- Born: c. 363 AD Galatia (modern-day Turkey)
- Died: 420s AD Aspuna (modern-day Turkey)
- Venerated in: Oriental Orthodox Churches
- Feast: November 29

= Palladius of Galatia =

Early Christian chronicler (363–420s)

Palladius of Galatia (Παλλάδιος Γαλατίας) was a Christian chronicler and the bishop of Helenopolis in Bithynia. He was a devoted disciple of Saint John Chrysostom. He is best remembered for his work, the Lausiac History. He was also the author of the Dialogue on the Life of Chrysostom.

Palladius is a saint in the Coptic Orthodox Church and in the Syrian Orthodox Church, wherein he is given the honorific title "The Solitary". His feast day is November 29.

== Life ==

=== Early life ===
Palladius was born in Galatia in 363 or 364. He dedicated himself to the monastic life in 386 or soon thereafter, residing in the Mount of Olives.

=== Travels ===
Palladius travelled to Egypt to meet the prototypical Desert Fathers (Christian monks). In 388, he arrived in Alexandria. Around 390 he passed on to Nitria in Egypt, visiting the famous monk Or of Nitria. A year later, he travelled southwest to Kellia, an Egyptian Christian monastic community spread out over many square kilometers in the Nitrian Desert about 40 miles south of Alexandria.

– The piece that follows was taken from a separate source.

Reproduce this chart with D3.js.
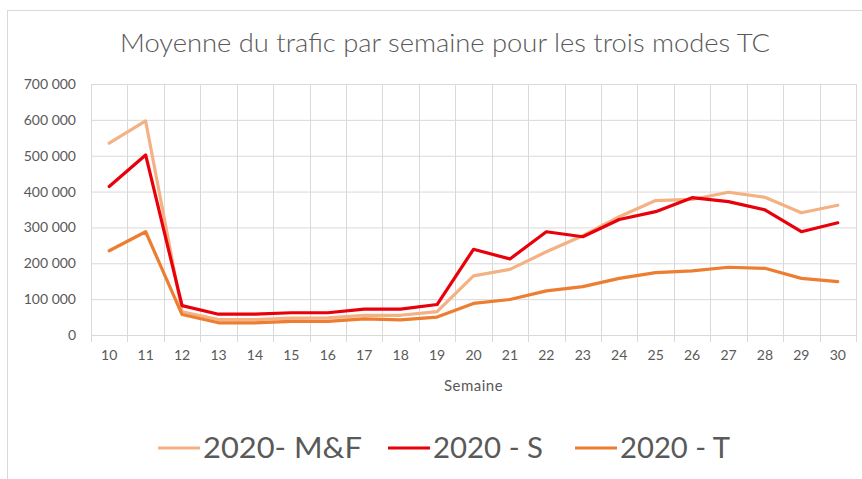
<!DOCTYPE html>
<html>
<head>
<meta charset="utf-8">
<script src="https://cdn.jsdelivr.net/npm/d3@7"></script>
<style>
  body { margin: 0; background: #fff; }
  text { font-family: Lato, "Open Sans", sans-serif; fill: #595959; }
</style>
</head>
<body>
<svg class="chart" width="862" height="479"></svg>
<script>
// weeks of 2020
var weeks = [10, 11, 12, 13, 14, 15, 16, 17, 18, 19, 20, 21, 22, 23, 24, 25, 26, 27, 28, 29, 30];

var seriesNames = ["2020- M&F", "2020 - S", "2020 - T"];
var seriesColors = ["#F4B183", "#E8000B", "#ED7D31"];

var valuesMF = [535000, 597000, 65000, 43000, 43000, 47000, 48000, 55000, 55000, 65000, 165000,
                183000, 232000, 277000, 330000, 375000, 378000, 398000, 384000, 341000, 362000];
var valuesS  = [414000, 502000, 82000, 58000, 58000, 62000, 62000, 72000, 72000, 85000, 239000,
                212000, 288000, 274000, 322000, 344000, 383000, 372000, 349000, 288000, 313000];
var valuesT  = [235000, 288000, 57000, 34000, 34000, 38000, 38000, 45000, 42000, 50000, 88000,
                99000, 123000, 135000, 158000, 174000, 179000, 189000, 186000, 158000, 149000];

var yTicks = [0, 100000, 200000, 300000, 400000, 500000, 600000, 700000];

var svg = d3.select(".chart");
var width = +svg.attr("width");
var height = +svg.attr("height");

var margin = {left: 91, right: 6, top: 84, bottom: 144};

// outer frame
svg.append("rect")
    .attr("x", 7.5).attr("y", 10.5)
    .attr("width", width).attr("height", height)
    .attr("fill", "none")
    .attr("stroke", "#d9d9d9");

var x = d3.scaleBand()
    .domain(weeks)
    .range([margin.left, width - margin.right]);

var y = d3.scaleLinear()
    .domain([0, 700000])
    .range([height - margin.bottom, margin.top]);

var fmt = function(d) { return d3.format(",")(d).replace(/,/g, " "); };

// horizontal grid + y labels
var yAxis = svg.append("g")
    .attr("transform", "translate(" + margin.left + ",0)")
    .call(d3.axisLeft(y).tickValues(yTicks).tickFormat(fmt)
        .tickSize(-(width - margin.left - margin.right)).tickPadding(15));
yAxis.select(".domain").remove();
yAxis.selectAll("line").attr("stroke", "#d9d9d9");
yAxis.selectAll("text").style("font-size", "14px").attr("fill", "#595959");

// vertical grid lines at band boundaries
var bounds = weeks.map(function(d) { return x(d); }).concat([x(weeks[weeks.length - 1]) + x.bandwidth()]);
svg.append("g")
    .attr("class", "vgrid")
    .selectAll("line")
    .data(bounds)
    .enter().append("line")
    .attr("x1", function(d) { return Math.round(d) + 0.5; })
    .attr("x2", function(d) { return Math.round(d) + 0.5; })
    .attr("y1", margin.top)
    .attr("y2", height - margin.bottom + 7)
    .attr("stroke", "#d9d9d9");

// x labels
var xAxis = svg.append("g")
    .attr("transform", "translate(0," + (height - margin.bottom) + ")")
    .call(d3.axisBottom(x).tickSize(0).tickPadding(15));
xAxis.select(".domain").remove();
xAxis.selectAll("text").style("font-size", "14px").attr("fill", "#595959");

svg.append("text")
    .attr("x", (margin.left + width - margin.right) / 2)
    .attr("y", 391)
    .attr("text-anchor", "middle")
    .style("font-size", "15px")
    .style("letter-spacing", "0.5px")
    .text("Semaine");

svg.append("text")
    .attr("x", 120)
    .attr("y", 52)
    .attr("textLength", 650)
    .attr("lengthAdjust", "spacingAndGlyphs")
    .style("font-size", "25px")
    .style("font-weight", 300)
    .text("Moyenne du trafic par semaine pour les trois modes TC");

var allSeries = [valuesMF, valuesS, valuesT];

var line = d3.line()
    .x(function(d, i) { return x(weeks[i]) + x.bandwidth() / 2; })
    .y(function(d) { return y(d); });

svg.append("g")
    .attr("class", "lines")
    .selectAll("path")
    .data(allSeries)
    .enter().append("path")
    .attr("d", line)
    .attr("fill", "none")
    .attr("stroke", function(d, i) { return seriesColors[i]; })
    .attr("stroke-width", 3.2)
    .attr("stroke-linejoin", "round")
    .attr("stroke-linecap", "round");

// legend
var legendX = [158, 388, 575];
var legendW = [159, 110, 110];
var legend = svg.append("g")
    .attr("class", "legend")
    .selectAll("g")
    .data(seriesNames)
    .enter().append("g")
    .attr("transform", function(d, i) { return "translate(" + legendX[i] + ",448)"; });

legend.append("line")
    .attr("x1", 0).attr("x2", 42)
    .attr("stroke", function(d, i) { return seriesColors[i]; })
    .attr("stroke-width", 3);

legend.append("text")
    .attr("x", 45)
    .attr("y", 10)
    .attr("textLength", function(d, i) { return legendW[i]; })
    .attr("lengthAdjust", "spacingAndGlyphs")
    .style("font-size", "29px")
    .text(function(d) { return d; });
</script>
</body>
</html>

=== Later life and ordination ===
After his travels, his health deteriorated and he went to Palestine in search of a cooler climate. In 400 he was ordained the bishop of Helenopolis in Bithynia, and soon became involved in controversies which centred around St. John Chrysostom. In 405 he again travelled to Rome to testify that Chrysostom was not a heretic. Because of this, he was exiled by emperor Arcadius for six years in Syene, during which time he wrote his biography of St. John Chrysostom. In 412 or 413 he was restored to the episcopate, now being the bishop of Aspuna (Galatia).

His primary work was written in 419–420 and was called the Lausiac History (being composed for Lausus, chamberlain at the court of Theodosius II) which is also titled The Lives of the Friends of God. This history detailed Egyptian and Middle Eastern Christian monasticism.

Palladius died some time in the second decade of the fifth century AD in his jurisdiction of Aspuna.

== Editions ==
- Palladio: La storia Lausiaca [Palladius: The Lausiac History]. Critical text and commentary by G. J. M. Bartelink, translation by Marino Barchiesi. Vite dei Santi, vol. 2. Verona: Mondadori, 1974.
- Palladius: Dialogue sur la vie de Jean Chrysostome [Palladius: Dialogue on the Life of John Chrysostom]. 2 volumes. Sources chrétiennes, vol. 341/342. Paris: Éd. du Cerf, 1988, ISBN 2-204-02718-9 and ISBN 2-204-02920-3.
- Die lateinische Übersetzung der Historia Lausiaca des Palladius. Textausgabe mit Einleitung [The Latin translation of the Historia Lausiaca of Palladius. Edition with Introduction]. By Adelheid Wellhausen. Patristische Texte und Studien, vol. 51. Berlin: De Gruyter, ISBN 3-11-016710-7.
- Palladius von Helenopolis: Historia Lausiaca / Geschichten aus dem frühen Mönchtum [Palladius of Helenopolis: Lausiac History]. Introduction, edition, translation and notes by Adelheid Hübner. Fontes Christiani, vol. 67. Freiburg: Herder, 2016, ISBN 978-3-451-30970-0.
- Palladius von Helenopolis: Dialogus de Vita Joannis Chrysostomi / Dialog über das Leben des Johannes Chrysostomus [Palladius of Helenopolis: Dialogue on the Life of John Chrysostom]. Introduction, edition, translation and notes by Adelheid Hübner. Fontes Christiani, vol. 90. Freiburg: Herder, 2021, ISBN 978-3-451-32937-1.